I used Pipelines and ReadOnlySequence<byte> and all of that as stand-ins for whichever constructions are needed to pass the message from the parsing layer through to the handler code without copying.

The reason I went with events/callbacks in particular in my example (and it could also be an IAsyncEnumerable<WebSocketMessage> now, with the same effects) is basically the tricky bits mentioned by David, which noticeably surfaces as the "only one outstanding operation for each of Receive and Send" in System.Net.WebSockets. There, you'd want something to handle the pumping and coordination and do it in a safe and clean way, and then a chance to access those messages. (And similarly if you do await SendAsync(...) and something else is currently sending, waiting for that to finish is implicit.)
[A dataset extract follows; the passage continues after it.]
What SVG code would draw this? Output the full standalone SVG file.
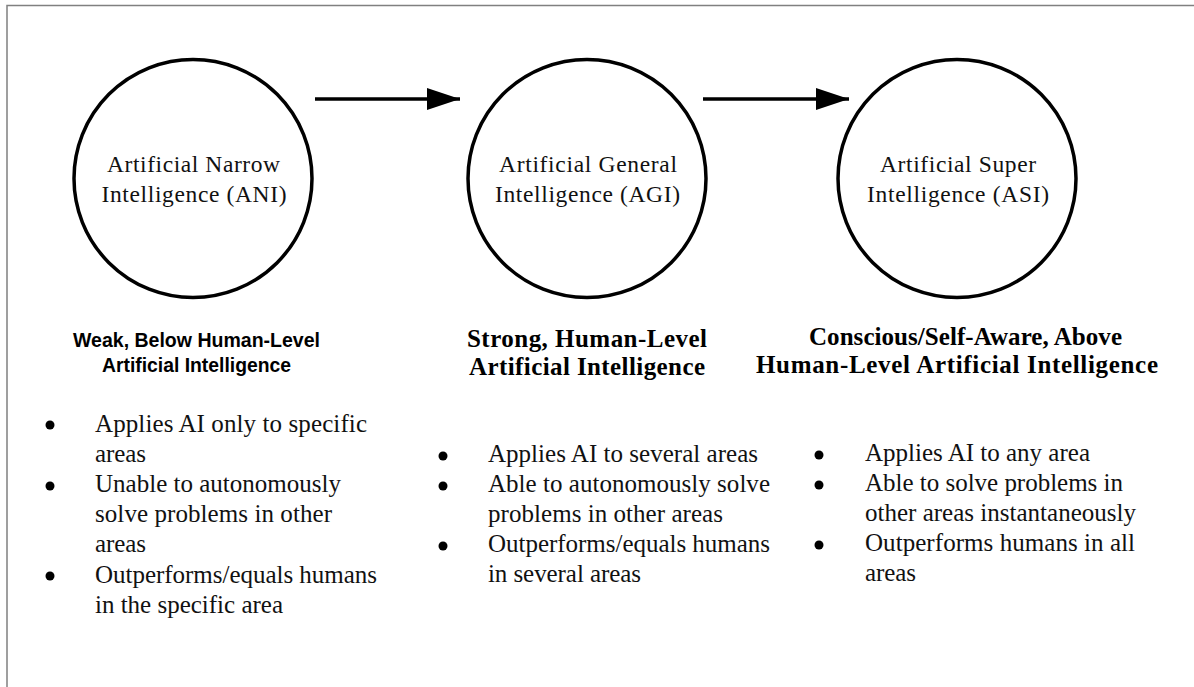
<svg xmlns="http://www.w3.org/2000/svg" width="1194" height="687" viewBox="0 0 1194 687">
<style>
.node{fill:#fff;stroke:#000;stroke-width:3.5}
.ct{font-family:"Liberation Serif","Times New Roman",serif;font-size:23.5px;fill:#111;text-anchor:middle}
.hs{font-family:"Liberation Sans",Arial,sans-serif;font-weight:bold;font-size:21px;fill:#000;text-anchor:middle}
.hb{font-family:"Liberation Serif","Times New Roman",serif;font-weight:bold;font-size:25px;fill:#000}
.bt{font-family:"Liberation Serif","Times New Roman",serif;font-size:25px;fill:#111}
.dot{fill:#000}
.conn{stroke:#000;stroke-width:3.5;fill:none}
</style>
<defs>
<marker id="ah" markerUnits="userSpaceOnUse" markerWidth="34" markerHeight="24" refX="33" refY="11" orient="auto">
<path d="M0,0 L33,11 L0,22 Z" fill="#000"/>
</marker>
</defs>
<rect width="1194" height="687" fill="#fff"/>
<path d="M7,687 V5.5 H1194" fill="none" stroke="#808080" stroke-width="1.5"/>
<g id="connectors">
<line class="conn" x1="315" y1="99" x2="460" y2="99" marker-end="url(#ah)"/>
<line class="conn" x1="703" y1="99" x2="849" y2="99" marker-end="url(#ah)"/>
</g>
<g id="ani">
<circle class="node" cx="193" cy="178.5" r="119"/>
<text class="ct" x="193.5" y="172" textLength="173" lengthAdjust="spacing">Artificial Narrow</text>
<text class="ct" x="194" y="202" textLength="185" lengthAdjust="spacing">Intelligence (ANI)</text>
</g>
<g id="agi">
<circle class="node" cx="587" cy="178.5" r="119"/>
<text class="ct" x="588" y="172" textLength="178" lengthAdjust="spacing">Artificial General</text>
<text class="ct" x="587.5" y="202" textLength="185" lengthAdjust="spacing">Intelligence (AGI)</text>
</g>
<g id="asi">
<circle class="node" cx="957" cy="178.5" r="119"/>
<text class="ct" x="958" y="172" textLength="156" lengthAdjust="spacing">Artificial Super</text>
<text class="ct" x="958" y="202" textLength="182" lengthAdjust="spacing">Intelligence (ASI)</text>
</g>
<g id="ani-desc">
<text class="hs" x="196.5" y="347" textLength="247" lengthAdjust="spacingAndGlyphs">Weak, Below Human-Level</text>
<text class="hs" x="196.5" y="372" textLength="189" lengthAdjust="spacingAndGlyphs">Artificial Intelligence</text>
<circle class="dot" cx="50" cy="425" r="4.5"/>
<circle class="dot" cx="50" cy="486" r="4.5"/>
<circle class="dot" cx="50" cy="576" r="4.5"/>
<text class="bt" x="95" y="432" textLength="272" lengthAdjust="spacing">Applies AI only to specific</text>
<text class="bt" x="95" y="462" textLength="51" lengthAdjust="spacing">areas</text>
<text class="bt" x="95" y="492" textLength="246" lengthAdjust="spacing">Unable to autonomously</text>
<text class="bt" x="95" y="522" textLength="237" lengthAdjust="spacing">solve problems in other</text>
<text class="bt" x="95" y="552" textLength="51" lengthAdjust="spacing">areas</text>
<text class="bt" x="95" y="583" textLength="282" lengthAdjust="spacing">Outperforms/equals humans</text>
<text class="bt" x="95" y="613" textLength="188" lengthAdjust="spacing">in the specific area</text>
</g>
<g id="agi-desc">
<text class="hb" x="467" y="347" textLength="240" lengthAdjust="spacing">Strong, Human-Level</text>
<text class="hb" x="469" y="375" textLength="236" lengthAdjust="spacing">Artificial Intelligence</text>
<circle class="dot" cx="443" cy="456" r="4.5"/>
<circle class="dot" cx="443" cy="486" r="4.5"/>
<circle class="dot" cx="443" cy="546" r="4.5"/>
<text class="bt" x="488" y="462" textLength="270" lengthAdjust="spacing">Applies AI to several areas</text>
<text class="bt" x="488" y="492" textLength="282" lengthAdjust="spacing">Able to autonomously solve</text>
<text class="bt" x="488" y="522" textLength="235" lengthAdjust="spacing">problems in other areas</text>
<text class="bt" x="488" y="552" textLength="282" lengthAdjust="spacing">Outperforms/equals humans</text>
<text class="bt" x="488" y="582" textLength="153" lengthAdjust="spacing">in several areas</text>
</g>
<g id="asi-desc">
<text class="hb" x="809" y="345" textLength="313" lengthAdjust="spacing">Conscious/Self-Aware, Above</text>
<text class="hb" x="756" y="373" textLength="402" lengthAdjust="spacing">Human-Level Artificial Intelligence</text>
<circle class="dot" cx="819" cy="455" r="4.5"/>
<circle class="dot" cx="819" cy="485" r="4.5"/>
<circle class="dot" cx="819" cy="545" r="4.5"/>
<text class="bt" x="865" y="461" textLength="225" lengthAdjust="spacing">Applies AI to any area</text>
<text class="bt" x="865" y="491" textLength="258" lengthAdjust="spacing">Able to solve problems in</text>
<text class="bt" x="865" y="521" textLength="271" lengthAdjust="spacing">other areas instantaneously</text>
<text class="bt" x="865" y="551" textLength="270" lengthAdjust="spacing">Outperforms humans in all</text>
<text class="bt" x="865" y="581" textLength="51" lengthAdjust="spacing">areas</text>
</g>
</svg>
I imagine it as being called because that's what MVC or even using a routing endpoint does - it calls you, saying here's a request. I'm sure it could easily be safer to pull from it - but the layer doing the pumping/coordination could still apply backpressure and just not call you again until you're done handling it, and not read outstanding connections until you've made forward progress. It seems to me like this is what Kestrel and the HTTP stack does all the time - but I'm not an expert at this, though, so I could easily be missing something.